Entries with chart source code
* * *

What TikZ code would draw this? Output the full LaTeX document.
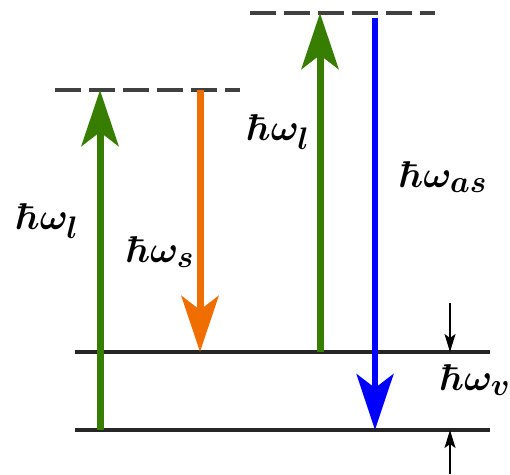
\documentclass[tikz,border=0pt]{standalone}
\usepackage{amsmath}
\usepackage{bm}
\usetikzlibrary{arrows.meta}
\definecolor{pumpgreen}{RGB}{55,125,0}
\definecolor{stokesorange}{RGB}{240,110,0}
\definecolor{asblue}{RGB}{0,0,255}
\tikzset{
  level/.style={line width=4.5pt,black!85},
  virtual/.style={line width=4pt,black!75,dash pattern=on 26pt off 8pt},
  photon/.style={line width=7pt,-{Stealth[length=56pt,width=37pt,inset=14pt]}},
  gap/.style={line width=1.8pt,-{Stealth[length=18pt,width=11pt,inset=4pt]}},
  lbl/.style={font=\Huge\boldmath,scale=1.5,transform shape,inner sep=0pt}
}
\begin{document}
\begin{tikzpicture}[x=1pt,y=-1pt]
\useasboundingbox (0,0) rectangle (510,474);
% energy levels
\coordinate (g0l) at (75,430); \coordinate (g0r) at (490,430);
\coordinate (v1l) at (75,352); \coordinate (v1r) at (490,352);
\coordinate (s1l) at (55,90);  \coordinate (s1r) at (240,90);
\coordinate (a1l) at (250,13); \coordinate (a1r) at (435,13);
\draw[level] (g0l) -- (g0r);
\draw[level] (v1l) -- (v1r);
\draw[virtual] (s1l) -- (s1r);
\draw[virtual] (a1l) -- (a1r);
% transitions
\coordinate (p1a) at (100,430); \coordinate (p1b) at (100,90);
\coordinate (s1a) at (200,90);  \coordinate (s1b) at (200,352);
\coordinate (p2a) at (320,352); \coordinate (p2b) at (320,13);
\coordinate (as1a) at (375,18); \coordinate (as1b) at (375,430);
\draw[photon,pumpgreen] (p1a) -- (p1b);
\draw[photon,stokesorange] (s1a) -- (s1b);
\draw[photon,pumpgreen] (p2a) -- (p2b);
\draw[photon,asblue,line width=5.5pt] (as1a) -- (as1b);
% vibrational spacing
\coordinate (ga) at (450,303); \coordinate (gb) at (450,352);
\coordinate (gc) at (450,474); \coordinate (gd) at (450,430);
\draw[gap] (ga) -- (gb);
\draw[gap] (gc) -- (gd);
% labels
\node[lbl] (lp1) at (47,221) {$\hbar\omega_{l}$};
\node[lbl] (ls1) at (160,252) {$\hbar\omega_{s}$};
\node[lbl] (lp2) at (278,132) {$\hbar\omega_{l}$};
\node[lbl] (las) at (443,177) {$\hbar\omega_{as}$};
\node[lbl] (lv) at (475,380) {$\hbar\omega_{v}$};
\end{tikzpicture}
\end{document}
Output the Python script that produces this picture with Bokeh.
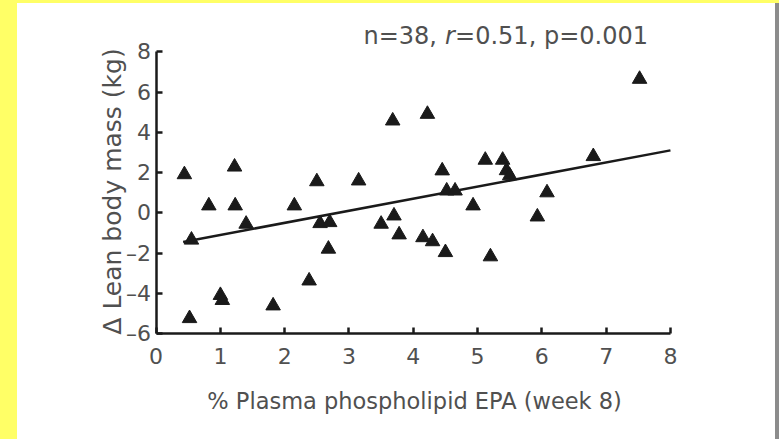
import math
from bokeh.plotting import figure
from bokeh.models import Label, Div, FixedTicker
from bokeh.layouts import row, column
from bokeh.embed import file_html
from bokeh.resources import INLINE

# Data
epa = [0.44, 0.55, 0.52, 0.82, 1.0, 1.03, 1.22, 1.23, 1.4, 1.82,
       2.15, 2.38, 2.5, 2.55, 2.7, 2.68, 3.15, 3.5, 3.68, 3.7,
       3.78, 4.22, 4.15, 4.3, 4.5, 4.45, 4.52, 4.65, 4.93, 5.12,
       5.39, 5.45, 5.5, 5.2, 6.08, 5.93, 6.8, 7.52]
lbm = [1.9, -1.35, -5.25, 0.35, -4.1, -4.35, 2.28, 0.35, -0.56, -4.62,
       0.35, -3.38, 1.55, -0.53, -0.48, -1.8, 1.59, -0.56, 4.57, -0.15,
       -1.09, 4.9, -1.23, -1.43, -1.97, 2.09, 1.09, 1.09, 0.35, 2.62,
       2.62, 2.1, 1.85, -2.18, 1.0, -0.2, 2.8, 6.64]
fit_x = [0.42, 8.0]
fit_y = [-1.45, 3.1]
x_ticks = [0, 1, 2, 3, 4, 5, 6, 7, 8]
y_ticks = [-6, -4, -2, 0, 2, 4, 6, 8]
y_tick_labels = ["\u20136", "\u20134", "\u20132", "0", "2", "4", "6", "8"]
x_title = "% Plasma phospholipid EPA (week 8)"
y_title = "\u0394 Lean body mass (kg)"
stat_n = "n=38,"
stat_r = "r"
stat_rest = "=0.51, p=0.001"

FONT = "DejaVu Sans"
GREY = "#505050"
INK = "#1a1a1a"
YELLOW = "#FFFF66"

p = figure(width=758, height=436, x_range=(-2.156, 9.634), y_range=(-11.267, 10.398),
           output_backend="svg", toolbar_location=None,
           min_border_left=0, min_border_right=0,
           min_border_top=0, min_border_bottom=0)
p.outline_line_color = None
p.xgrid.grid_line_color = None
p.ygrid.grid_line_color = None
p.background_fill_color = "white"
p.border_fill_color = "white"

for ax in (p.xaxis[0], p.yaxis[0]):
    ax.axis_line_color = INK
    ax.axis_line_width = 2.5
    ax.major_tick_line_color = INK
    ax.major_tick_line_width = 2.5
    ax.major_tick_in = 6
    ax.major_tick_out = 0
    ax.minor_tick_line_color = None
    ax.major_label_text_font = FONT
    ax.major_label_text_font_size = "22px"
    ax.major_label_text_color = GREY

p.xaxis.fixed_location = -6
p.yaxis.fixed_location = 0
p.xaxis.bounds = (0, 8)
p.yaxis.bounds = (-6, 8)
p.xaxis.ticker = FixedTicker(ticks=x_ticks)
p.yaxis.ticker = FixedTicker(ticks=y_ticks)
p.yaxis.major_label_overrides = {t: s for t, s in zip(y_ticks, y_tick_labels)}
p.xaxis.major_label_standoff = 14
p.yaxis.major_label_standoff = 5

p.line(fit_x, fit_y, line_color=INK, line_width=2.5)
p.scatter(epa, lbm, marker="triangle", size=14.5, fill_color=INK, line_color=INK)

p.add_layout(Label(x=4.02, y=-9.33, text=x_title, text_align="center", text_baseline="middle",
                   text_font=FONT, text_font_size="22.5px", text_color=GREY))
p.add_layout(Label(x=-0.677, y=1.056, text=y_title, angle=math.pi / 2,
                   text_align="center", text_baseline="middle",
                   text_font=FONT, text_font_size="25px", text_color=GREY))

tx, ty = 7.65, 8.807
p.add_layout(Label(x=tx, y=ty, text=stat_rest, text_align="right", text_baseline="middle",
                   text_font=FONT, text_font_size="24px", text_color=GREY))
p.add_layout(Label(x=tx, y=ty, x_offset=-193, text=stat_r, text_align="right", text_baseline="middle",
                   text_font=FONT, text_font_size="24px", text_font_style="italic", text_color=GREY))
p.add_layout(Label(x=tx, y=ty, x_offset=-211, text=stat_n, text_align="right", text_baseline="middle",
                   text_font=FONT, text_font_size="24px", text_color=GREY))

top_strip = Div(text="", width=779, height=3, margin=0,
                styles={"background-color": YELLOW, "width": "779px", "height": "3px"})
left_strip = Div(text="", width=17, height=436, margin=0,
                 styles={"background-color": YELLOW, "width": "17px", "height": "436px"})
right_strip = Div(text="", width=4, height=436, margin=0,
                  styles={"background-color": "#8c8c8c", "width": "4px", "height": "436px"})
layout = column(top_strip, row(left_strip, p, right_strip, spacing=0), spacing=0)

open("out.html", "w").write(file_html(layout, INLINE))
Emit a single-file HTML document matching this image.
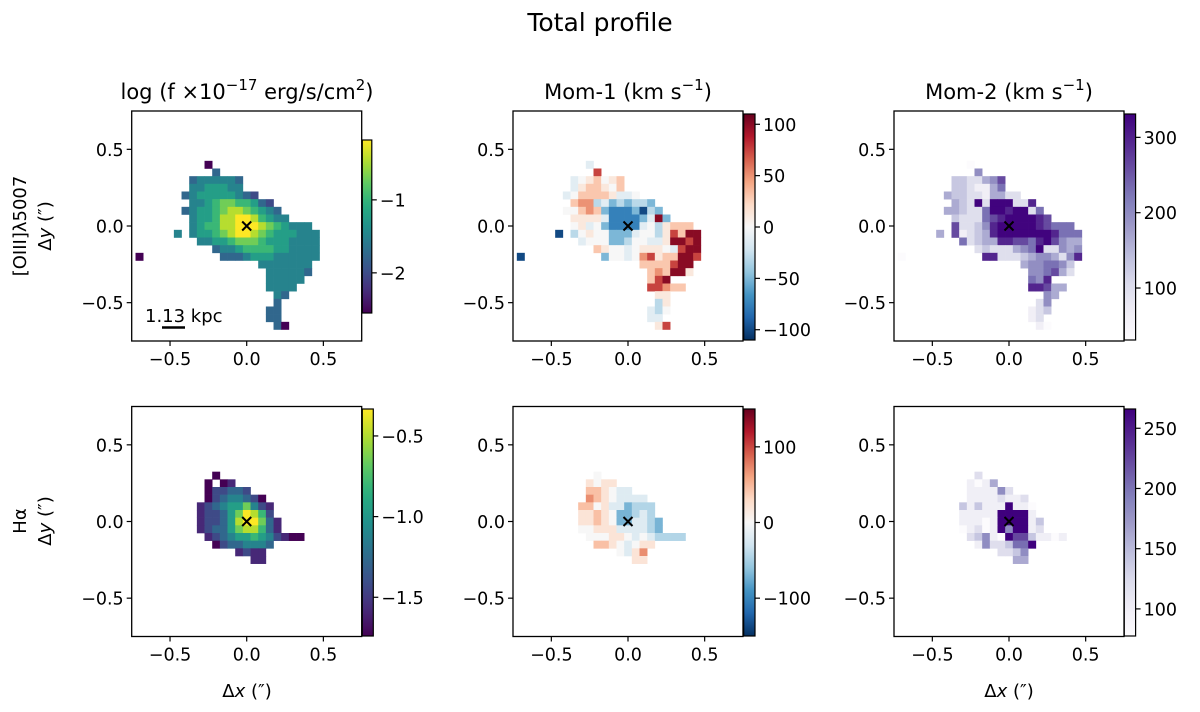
<!DOCTYPE html>
<html><head><meta charset="utf-8"><style>
html,body{margin:0;padding:0;background:#fff;}
svg{display:block;font-family:"DejaVu Sans","Liberation Sans",sans-serif;}
</style></head><body>
<svg id="fig" width="1200" height="712" viewBox="0 0 1200 712" xmlns="http://www.w3.org/2000/svg">
<defs id="defs"></defs>
<text x="600" y="31" font-size="25" text-anchor="middle">Total profile</text>
<text x="247" y="99" font-size="21" text-anchor="middle">log (f ×10<tspan font-size="15" dy="-9">−17</tspan><tspan dy="9"> erg/s/cm</tspan><tspan font-size="15" dy="-9">2</tspan><tspan dy="9">)</tspan></text>
<text x="628" y="99" font-size="21" text-anchor="middle">Mom-1 (km s<tspan font-size="15" dy="-9">−1</tspan><tspan dy="9">)</tspan></text>
<text x="1009" y="99" font-size="21" text-anchor="middle">Mom-2 (km s<tspan font-size="15" dy="-9">−1</tspan><tspan dy="9">)</tspan></text>
<text transform="translate(26,226) rotate(-90)" font-size="18" text-anchor="middle">[OIII]λ5007</text>
<text transform="translate(51,226) rotate(-90)" font-size="18" text-anchor="middle">Δ<tspan font-style="italic">y</tspan> (″)</text>
<text transform="translate(26,521) rotate(-90)" font-size="18" text-anchor="middle">Hα</text>
<text transform="translate(51,521) rotate(-90)" font-size="18" text-anchor="middle">Δ<tspan font-style="italic">y</tspan> (″)</text>
<text x="247" y="697" font-size="18" text-anchor="middle">Δ<tspan font-style="italic">x</tspan> (″)</text>
<text x="1009" y="697" font-size="18" text-anchor="middle">Δ<tspan font-style="italic">x</tspan> (″)</text>
<g id="plots"></g>
<text x="145" y="322" font-size="18">1.13 kpc</text>
<line x1="162" y1="327.5" x2="185" y2="327.5" stroke="#000" stroke-width="2.5"/>
</svg>
<script>
// ---------- data (rows: [j, kStart, codes]) ----------
const p1Levels = [[8,-5,"0"],[7,-4,"3"],[6,-7,"3444443"],[5,-7,"4455544"],[4,-8,"3455555432"],[3,-7,"44567766532"],[2,-8,"3455678876543"],[1,-7,"4556889986544"],[0,-7,"4566889998765444"],[-1,-9,"4.45567899876555444"],[-2,-6,"4455677765554444"],[-3,-4,"34456666554444"],[-4,-14,"0..........3334555444444"],[-5,2,"4444444"],[-6,3,"444443"],[-7,3,"44444"],[-8,3,"4444"],[-9,4,"43"],[-10,4,"3"],[-11,3,"33"],[-12,3,"33"],[-13,4,"30"]];
const p2Codes = [[8,-5,"E"],[7,-4,"4"],[6,-7,"E012012"],[5,-7,"E122102"],[4,-8,"E022221EE0"],[3,-7,"233DECDCDDC"],[2,-8,"00232CBBBCADC"],[1,-7,"1111EBBBBCE5C"],[0,-7,"01E0CBBBBE0D1222"],[-1,-9,"A.D0100CCCE00D14255"],[-2,-6,"E000CCD00EE15545"],[-3,-4,"2100E01110E455"],[-4,-14,"A..........C00E034122554"],[-5,2,"2222455"],[-6,3,"232551"],[-7,3,"245"],[-8,3,"44322"],[-9,4,"11"],[-10,4,"D1"],[-11,3,"ED0"],[-12,3,"EE"],[-13,4,"14"]];
const p3Levels = [[8,-5,"0"],[7,-4,"5"],[6,-7,"3322457"],[5,-7,"3321146"],[4,-8,"4332214422"],[3,-7,"43292999228"],[2,-8,"4432269989926"],[1,-7,"3222678999987"],[0,-7,"7223589999987666"],[-1,-9,"4.71234899999998666"],[-2,-6,"6234488776897544"],[-3,-4,"23222456922545"],[-4,-14,"0..........8822234554258"],[-5,2,"4556653"],[-6,3,"556742"],[-7,3,"658"],[-8,3,"88744"],[-9,5,"54"],[-10,4,"25"],[-11,3,"123"],[-12,3,"12"],[-13,4,"10"]];
const p4Levels = [[6,-4,"0"],[5,-5,"0.01"],[4,-5,"022332"],[3,-5,"02344320"],[2,-6,"1234557421"],[1,-6,"1223579862"],[0,-6,"12235899731"],[-1,-6,"12335788631"],[-2,-5,"1234556542100"],[-3,-4,"02334443"],[-4,-1,"1211"],[-5,1,"11"]];
const p5Codes = [[6,-4,"0"],[5,-5,"1011"],[4,-5,"2210EE"],[3,-5,"3210EEEE"],[2,-6,"2201EECDDD"],[1,-6,"11210CCDED"],[0,-6,"11210CCEEDC"],[-1,-6,"00111EEEEDC"],[-2,-5,"000110E0EDDDD"],[-3,-4,"2210E011"],[-4,-1,"0E13"],[-5,1,"11"]];
const p6Levels = [[6,-4,"2"],[5,-5,"1014"],[4,-5,"111152"],[3,-5,"11112112"],[2,-6,"3131119110"],[1,-6,"1111199991"],[0,-6,"11101999913"],[-1,-6,"01201959912"],[-2,-5,"2351097731101"],[-3,-4,"15223669"],[-4,-1,"2235"],[-5,1,"44"]];
const velCodeValues = {A:-100,B:-75,C:-50,D:-30,E:-12,"0":0,"1":12,"2":30,"3":50,"4":75,"5":100};
const haVelCodeValues = {A:-150,B:-110,C:-70,D:-45,E:-20,"0":0,"1":20,"2":45,"3":70,"4":110,"5":150};
const axisTicks = [-0.5, 0.0, 0.5];
const axisTickLabels = ["−0.5","0.0","0.5"];
const cb1Ticks = [-1,-2], cb1Labels = ["−1","−2"];
const cb2Ticks = [100,50,0,-50,-100], cb2Labels = ["100","50","0","−50","−100"];
const cb3Ticks = [300,200,100], cb3Labels = ["300","200","100"];
const cb4Ticks = [-0.5,-1.0,-1.5], cb4Labels = ["−0.5","−1.0","−1.5"];
const cb5Ticks = [100,0,-100], cb5Labels = ["100","0","−100"];
const cb6Ticks = [250,200,150,100], cb6Labels = ["250","200","150","100"];

// ---------- colormaps ----------
const VIR=["#440154","#472d7b","#3b528b","#2c728e","#21918c","#28ae80","#5ec962","#addc30","#fde725"];
const RDBU=["#053061","#2166ac","#4393c3","#92c5de","#d1e5f0","#f7f7f7","#fddbc7","#f4a582","#d6604d","#b2182b","#67001f"];
const PUR=["#fcfbfd","#efedf5","#dadaeb","#bcbddc","#9e9ac8","#807dba","#6a51a3","#54278f","#3f007d"];
function hx(h){return [1,3,5].map(i=>parseInt(h.substr(i,2),16));}
function cmap(st,t){t=Math.max(0,Math.min(1,t));const n=st.length-1,f=t*n,i=Math.min(n-1,Math.floor(f)),u=f-i;const a=hx(st[i]),b=hx(st[i+1]);return "rgb("+a.map((v,q)=>Math.round(v+(b[q]-v)*u)).join(",")+")";}

const NS="http://www.w3.org/2000/svg";
function mk(tag,attrs,parent){const e=document.createElementNS(NS,tag);for(const k in attrs)e.setAttribute(k,attrs[k]);parent.appendChild(e);return e;}
const plots=document.getElementById("plots"), defs=document.getElementById("defs");
const SIZE=230, PIX=0.05;

const panels=[
 {id:"p1",x0:131.7,y0:111,rows:p1Levels,dec:c=>-2.55+(+c)/9*2.37,cm:VIR,vmin:-2.55,vmax:-0.18,cb:[362.3,140,9.5,173],ticks:cb1Ticks,labels:cb1Labels},
 {id:"p2",x0:513,y0:111,rows:p2Codes,dec:c=>velCodeValues[c],cm:RDBU,vmin:-110,vmax:110,cb:[743.7,114,11.3,226],ticks:cb2Ticks,labels:cb2Labels},
 {id:"p3",x0:894,y0:111,rows:p3Levels,dec:c=>31+(+c)*33,cm:PUR,vmin:31,vmax:331,cb:[1124.3,114,11.3,226],ticks:cb3Ticks,labels:cb3Labels},
 {id:"p4",x0:131.7,y0:406.5,rows:p4Levels,dec:c=>-1.74+(+c)*0.156,cm:VIR,vmin:-1.74,vmax:-0.333,cb:[362.3,409,11,227],ticks:cb4Ticks,labels:cb4Labels},
 {id:"p5",x0:513,y0:406.5,rows:p5Codes,dec:c=>haVelCodeValues[c],cm:RDBU,vmin:-150,vmax:150,cb:[743.7,409,11.3,227],ticks:cb5Ticks,labels:cb5Labels},
 {id:"p6",x0:894,y0:406.5,rows:p6Levels,dec:c=>77.5+(+c)*21,cm:PUR,vmin:77.5,vmax:266,cb:[1124.3,409,11.3,227],ticks:cb6Ticks,labels:cb6Labels}
];

panels.forEach(P=>{
  const g=mk("g",{},plots);
  
  
  const xs=v=>P.x0+(v+0.75)/1.5*SIZE, ys=v=>P.y0+(0.75-v)/1.5*SIZE;
  const s=SIZE*PIX/1.5;
  P.rows.forEach(r=>{
    const j=r[0],k0=r[1],str=r[2];
    for(let i=0;i<str.length;i++){
      const c=str[i]; if(c===".") continue;
      const val=P.dec(c), k=k0+i;
      const rc=mk("rect",{x:(xs(k*PIX)-s/2).toFixed(2),y:(ys(j*PIX)-s/2).toFixed(2),width:(s+0.3).toFixed(2),height:(s+0.3).toFixed(2),fill:cmap(P.cm,(val-P.vmin)/(P.vmax-P.vmin))},g);
      
      
    }
  });
  const cx=xs(0),cy=ys(0);
  const m=mk("path",{d:`M${cx-4.5},${cy-4.5}L${cx+4.5},${cy+4.5}M${cx-4.5},${cy+4.5}L${cx+4.5},${cy-4.5}`,stroke:"#000","stroke-width":2},g);
  
  
  const fr=mk("rect",{x:P.x0,y:P.y0,width:SIZE,height:SIZE,fill:"none",stroke:"#000","stroke-width":1.3},g);
  
  
  axisTicks.forEach((t,i)=>{
    const X=xs(t),Y=ys(t),B=P.y0+SIZE;
    mk("line",{x1:X,y1:B,x2:X,y2:B+5,stroke:"#000","stroke-width":1.2},g);
    const tl=mk("text",{x:X,y:B+24,"font-size":17.5,"text-anchor":"middle"},g); tl.textContent=axisTickLabels[i];
    
    
    mk("line",{x1:P.x0,y1:Y,x2:P.x0-5,y2:Y,stroke:"#000","stroke-width":1.2},g);
    const yl=mk("text",{x:P.x0-8,y:Y+6.5,"font-size":17.5,"text-anchor":"end"},g); yl.textContent=axisTickLabels[i];
    
    
  });
  const [bx,by,bw,bh]=P.cb;
  const gr=mk("linearGradient",{id:"g"+P.id,x1:0,y1:1,x2:0,y2:0},defs);
  for(let q=0;q<=20;q++) mk("stop",{offset:q/20,"stop-color":cmap(P.cm,q/20)},gr);
  const cb=mk("rect",{x:bx,y:by,width:bw,height:bh,fill:`url(#g${P.id})`,stroke:"#000","stroke-width":1.2},g);
  
  
  const cys=v=>by+bh-(v-P.vmin)/(P.vmax-P.vmin)*bh;
  P.ticks.forEach((t,i)=>{
    const Y=cys(t);
    mk("line",{x1:bx+bw,y1:Y,x2:bx+bw+5,y2:Y,stroke:"#000","stroke-width":1.2},g);
    const cl=mk("text",{x:bx+bw+8,y:Y+6.5,"font-size":17.5},g); cl.textContent=P.labels[i];
    
    
  });
});
</script>
</body></html>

* * *

### Task requirements
Within the listing above, copy each line that has the string "script".

### Correct answer
Output the Python script that produces this picture with Bokeh.
<script>
</script>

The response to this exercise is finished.